Posted on November 9, 2017

About a year ago, I wrote how useful the Apple watch was for me, but one problem still was unless I used my mess of cables hack I couldn’t get VoiceOver from both my iPhone and watch simultaneously.
The Aftershokz headphone company released their Trekz-Titanium model in early 2016 and many people in the blind community were excited because they claimed the titaniums had Bluetooth Multipoint. They did, but after 1-2 hours of trying to get it working I gave up in frustration.

Then the Apple AirPods came out and I was hoping they could do the trick, but no, the user has to switch between devices; they won’t do it automatically.
Then my friend Hai Nguyen Ly who introduced me to bone conduction headphones 4+ years ago said in passing last month, that he’d gotten them working in Multipoint with both his iPhone and Apple watch, so I decided to reexamine the challenge, and this time was successful within about 30 minutes.

Here are the steps to do it, this works for both the Aftershokz Trex Titanium, and Trekz-air models; hopefully they make sense.

1. first you have to reset the headset, Turn off the headset before beginning to reset it.

2. Enter pairing mode by turning on the headset and holding the volume up button for 5-7 seconds.
You will hear the Audrey Says™ voice say “Welcome to Trex Titanium, and then shortly after, “pairing”. The LED will flash red and blue.
Audrey will say Trex-air if you have that model instead.

3. Then press and hold all 3 buttons on the headset for 3-5 seconds. You will hear a low pitched double beep, or feel vibrations.

4. Turn the headset back off.

5. Enter pairing mode again by pressing and holding the volume up-power on button. Audrey will first say “Welcome to Trex Titanium” and then “pairing.” The LED will flash red and blue.

6. Continue to press-hold the volume up button while then simultaneously also pressing and holding the triangular multi-function button on the left. after about 3 more seconds Audrey will say Multipoint enabled.

7. In your first device’s Bluetooth settings, select your Trekz model. Audrey will say “Connected.”

8. Turn the headset off.

9. Reenter pairing mode again by pressing and holding the volume up-power on button.
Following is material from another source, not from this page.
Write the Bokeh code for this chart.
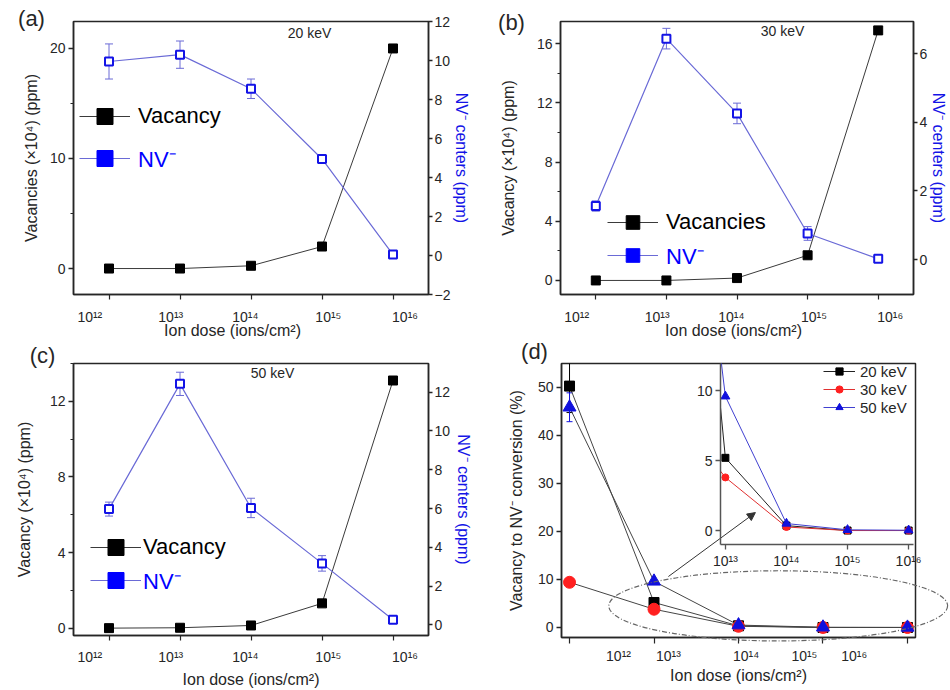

Audrey will first say “Welcome to Trex Titanium” and then “pairing.” The LED will flash red and blue.
10. In your second device’s Bluetooth settings, select your Trekz model. Audrey will say “Connected” or “Device 2 Connected.”
11. Turn the headset off.

The next time you turn your Trex headset on it will connect to both devices. It works pretty well, though here are some things I’ve noticed.

If I move out of range of one of the connected devices and then move back into range, the device doesn’t always reconnect. Turning the headset off and back on reconnects both again.

I said Multipoint lets you connect 2 devices simultaneously but that doesn’t mean you can hear audio from both simultaneously. only one at a time. This means if I’m playing a podcast on my iPhone, I won’t hear anything from my Apple watch; that has already bit me a few times. if I pause the podcast on the phone, audio from the watch will start playing in about 2 seconds.
Beyond that, using Multipoint is still quite useful. I can use either device in a meeting, concert, or at church. I can also use either device while traveling in loud situations like around heavy traffic. I can also use the watch in situations where the watch’s built-in speaker would be too quiet to hear. Even with the limitations I’ve mentioned , I think you’ll still find using your Aftershokz with Multipoint a productivity boost.
Oh, my mess of cables hack is still useful if I want to hear more than 2 devices; and with that solution, the audio really is simultaneous.